Fear not faithful readers, for this is not yet another in the endless line of vampire tales now festooning the literary landscape in their gory (and sometimes sparkly?) ways.

No, this is something different. (And, as I've now realized - like right this second realized - it's gonna be kinda tough to review short stories like this. I cannot reveal the surprise at the end in good conscience. Otherwise, what would be the point? I'd write and write, and end up rewriting the whole story. And then I'd be accused of's just not a road I want to travel folks.)

But, as I was saying...this is something different. The main character lives in the Irish town, near Bram Stoker's home, and he has - despite my caveat above that this is decidedly not a vampire story - developed a taste, nay a thirst!, for blood. The rest involves his attempts to procure blood in fresher forms while maintaining the charade that he is still, in fact, a normal guy.
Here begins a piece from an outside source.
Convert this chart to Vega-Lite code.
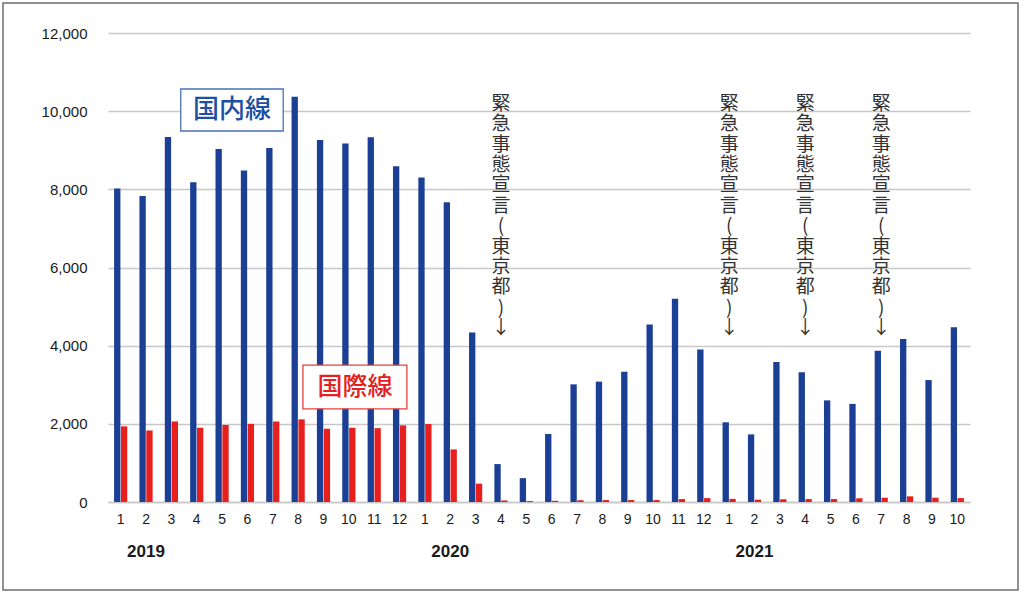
{
  "$schema": "https://vega.github.io/schema/vega-lite/v6.json",
  "width": 1015,
  "height": 587,
  "autosize": {"type": "none"},
  "padding": {"left": 3, "top": 3, "right": 6, "bottom": 5},
  "datasets": {
    "flights": [
      {"m": "2019-01", "s": "国内線", "v": 8020}, {"m": "2019-01", "s": "国際線", "v": 1935},
      {"m": "2019-02", "s": "国内線", "v": 7830}, {"m": "2019-02", "s": "国際線", "v": 1830},
      {"m": "2019-03", "s": "国内線", "v": 9340}, {"m": "2019-03", "s": "国際線", "v": 2060},
      {"m": "2019-04", "s": "国内線", "v": 8180}, {"m": "2019-04", "s": "国際線", "v": 1900},
      {"m": "2019-05", "s": "国内線", "v": 9030}, {"m": "2019-05", "s": "国際線", "v": 1970},
      {"m": "2019-06", "s": "国内線", "v": 8480}, {"m": "2019-06", "s": "国際線", "v": 2000},
      {"m": "2019-07", "s": "国内線", "v": 9060}, {"m": "2019-07", "s": "国際線", "v": 2060},
      {"m": "2019-08", "s": "国内線", "v": 10370}, {"m": "2019-08", "s": "国際線", "v": 2115},
      {"m": "2019-09", "s": "国内線", "v": 9260}, {"m": "2019-09", "s": "国際線", "v": 1875},
      {"m": "2019-10", "s": "国内線", "v": 9170}, {"m": "2019-10", "s": "国際線", "v": 1900},
      {"m": "2019-11", "s": "国内線", "v": 9330}, {"m": "2019-11", "s": "国際線", "v": 1890},
      {"m": "2019-12", "s": "国内線", "v": 8590}, {"m": "2019-12", "s": "国際線", "v": 1960},
      {"m": "2020-01", "s": "国内線", "v": 8300}, {"m": "2020-01", "s": "国際線", "v": 1995},
      {"m": "2020-02", "s": "国内線", "v": 7670}, {"m": "2020-02", "s": "国際線", "v": 1345},
      {"m": "2020-03", "s": "国内線", "v": 4340}, {"m": "2020-03", "s": "国際線", "v": 470},
      {"m": "2020-04", "s": "国内線", "v": 970}, {"m": "2020-04", "s": "国際線", "v": 40},
      {"m": "2020-05", "s": "国内線", "v": 610}, {"m": "2020-05", "s": "国際線", "v": 25},
      {"m": "2020-06", "s": "国内線", "v": 1740}, {"m": "2020-06", "s": "国際線", "v": 30},
      {"m": "2020-07", "s": "国内線", "v": 3010}, {"m": "2020-07", "s": "国際線", "v": 45},
      {"m": "2020-08", "s": "国内線", "v": 3080}, {"m": "2020-08", "s": "国際線", "v": 50},
      {"m": "2020-09", "s": "国内線", "v": 3330}, {"m": "2020-09", "s": "国際線", "v": 50},
      {"m": "2020-10", "s": "国内線", "v": 4540}, {"m": "2020-10", "s": "国際線", "v": 50},
      {"m": "2020-11", "s": "国内線", "v": 5200}, {"m": "2020-11", "s": "国際線", "v": 75},
      {"m": "2020-12", "s": "国内線", "v": 3900}, {"m": "2020-12", "s": "国際線", "v": 100},
      {"m": "2021-01", "s": "国内線", "v": 2040}, {"m": "2021-01", "s": "国際線", "v": 80},
      {"m": "2021-02", "s": "国内線", "v": 1730}, {"m": "2021-02", "s": "国際線", "v": 60},
      {"m": "2021-03", "s": "国内線", "v": 3580}, {"m": "2021-03", "s": "国際線", "v": 70},
      {"m": "2021-04", "s": "国内線", "v": 3320}, {"m": "2021-04", "s": "国際線", "v": 75},
      {"m": "2021-05", "s": "国内線", "v": 2600}, {"m": "2021-05", "s": "国際線", "v": 75},
      {"m": "2021-06", "s": "国内線", "v": 2510}, {"m": "2021-06", "s": "国際線", "v": 95},
      {"m": "2021-07", "s": "国内線", "v": 3870}, {"m": "2021-07", "s": "国際線", "v": 110},
      {"m": "2021-08", "s": "国内線", "v": 4170}, {"m": "2021-08", "s": "国際線", "v": 145},
      {"m": "2021-09", "s": "国内線", "v": 3120}, {"m": "2021-09", "s": "国際線", "v": 110},
      {"m": "2021-10", "s": "国内線", "v": 4470}, {"m": "2021-10", "s": "国際線", "v": 100}
    ],
    "years": [
      {"m": "2019-02", "year": "2019"},
      {"m": "2020-02", "year": "2020"},
      {"m": "2021-02", "year": "2021"}
    ],
    "declarations": [
      {"m": "2020-04"}, {"m": "2021-01"}, {"m": "2021-04"}, {"m": "2021-07"}
    ]
  },
  "layer": [
    {
      "data": {"name": "flights"},
      "mark": "bar",
      "encoding": {
        "x": {
          "field": "m",
          "type": "nominal",
          "scale": {"range": [105, 967], "paddingInner": 0.48, "paddingOuter": 0.24},
          "axis": {
            "title": null,
            "orient": "bottom",
            "offset": -88,
            "labelAngle": 0,
            "labelExpr": "'' + toNumber(slice(datum.value, 5))",
            "labelFontSize": 14,
            "labelColor": "#1a1a1a",
            "labelPadding": 10,
            "ticks": false,
            "tickSize": 0,
            "domainColor": "#c8c8c8",
            "domainWidth": 1.5,
            "grid": false
          }
        },
        "xOffset": {
          "field": "s",
          "scale": {"domain": ["国内線", "国際線"], "paddingInner": 0.08, "paddingOuter": 0}
        },
        "y": {
          "field": "v",
          "type": "quantitative",
          "scale": {"domain": [0, 12000], "range": [499, 30], "nice": false},
          "axis": {
            "title": null,
            "orient": "left",
            "offset": -86,
            "values": [0, 2000, 4000, 6000, 8000, 10000, 12000],
            "format": ",.0f",
            "labelFontSize": 15,
            "labelColor": "#1a1a1a",
            "labelPadding": 2,
            "ticks": false,
            "tickSize": 0,
            "domain": false,
            "grid": true,
            "gridColor": "#c8c8c8",
            "gridWidth": 1.3
          }
        },
        "color": {
          "field": "s",
          "type": "nominal",
          "scale": {"domain": ["国内線", "国際線"], "range": ["#1a3f94", "#e8201d"]},
          "legend": null
        }
      }
    },
    {
      "data": {"name": "years"},
      "mark": {"type": "text", "font": "Liberation Sans", "fontSize": 17, "fontWeight": "bold", "color": "#1a1a1a", "baseline": "middle"},
      "encoding": {
        "x": {"field": "m", "type": "nominal"},
        "y": {"datum": -1290, "type": "quantitative"},
        "text": {"field": "year"}
      }
    },
    {
      "data": {"name": "declarations"},
      "mark": {
        "type": "text",
        "font": "Noto Sans CJK JP",
        "fontSize": 19,
        "lineHeight": 20.4,
        "color": "#333333",
        "baseline": "top",
        "align": "center",
        "text": ["緊", "急", "事", "態", "宣", "言", "(", "東", "京", "都", ")", "↓"]
      },
      "encoding": {
        "x": {"field": "m", "type": "nominal"},
        "y": {"datum": 10420, "type": "quantitative"}
      }
    },
    {
      "data": {"values": [{"m": "2019-05", "label": "国内線", "v": 10030}]},
      "encoding": {
        "x": {"field": "m", "type": "nominal", "bandPosition": 1.25},
        "y": {"field": "v", "type": "quantitative"}
      },
      "layer": [
        {
          "mark": {"type": "point", "shape": "M-1,-0.41L1,-0.41L1,0.41L-1,0.41Z", "size": 10500, "filled": false, "fill": "white", "fillOpacity": 1, "stroke": "#4a70b8", "strokeWidth": 1.3, "opacity": 1}
        },
        {
          "mark": {"type": "text", "font": "Noto Sans CJK JP", "fontSize": 26, "fontWeight": 500, "color": "#1d4fa3", "baseline": "middle", "align": "center"},
          "encoding": {"text": {"field": "label"}}
        }
      ]
    },
    {
      "data": {"values": [{"m": "2019-10", "label": "国際線", "v": 2942}]},
      "encoding": {
        "x": {"field": "m", "type": "nominal", "bandPosition": 0.96},
        "y": {"field": "v", "type": "quantitative"}
      },
      "layer": [
        {
          "mark": {"type": "point", "shape": "M-1,-0.42L1,-0.42L1,0.42L-1,0.42Z", "size": 10816, "filled": false, "fill": "white", "fillOpacity": 1, "stroke": "#e8413d", "strokeWidth": 1.3, "opacity": 1}
        },
        {
          "mark": {"type": "text", "font": "Noto Sans CJK JP", "fontSize": 25, "fontWeight": 500, "color": "#e62020", "baseline": "middle", "align": "center"},
          "encoding": {"text": {"field": "label"}}
        }
      ]
    }
  ],
  "config": {
    "view": {"stroke": "#6e6e6e", "strokeWidth": 1.5},
    "font": "Liberation Sans",
    "axis": {"labelFont": "Liberation Sans"}
  }
}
Overall, a fast and fun way to open a collection edited by two of the masters of fantasy fiction today.

What's the what

This will be my second attempt at a blog. My last one was, perhaps, too ambitious, or perhaps my ambition for it was greater than my desire to do it.

Regardless, I'm back, and so it begins.

Here I'll be posting a review every day for a new short story. I'll be starting off by reviewing the stories in Neil Gaiman and Al Sarrantonio's new collection called, simply, Stories.

I hope you enjoy. Thanks for reading.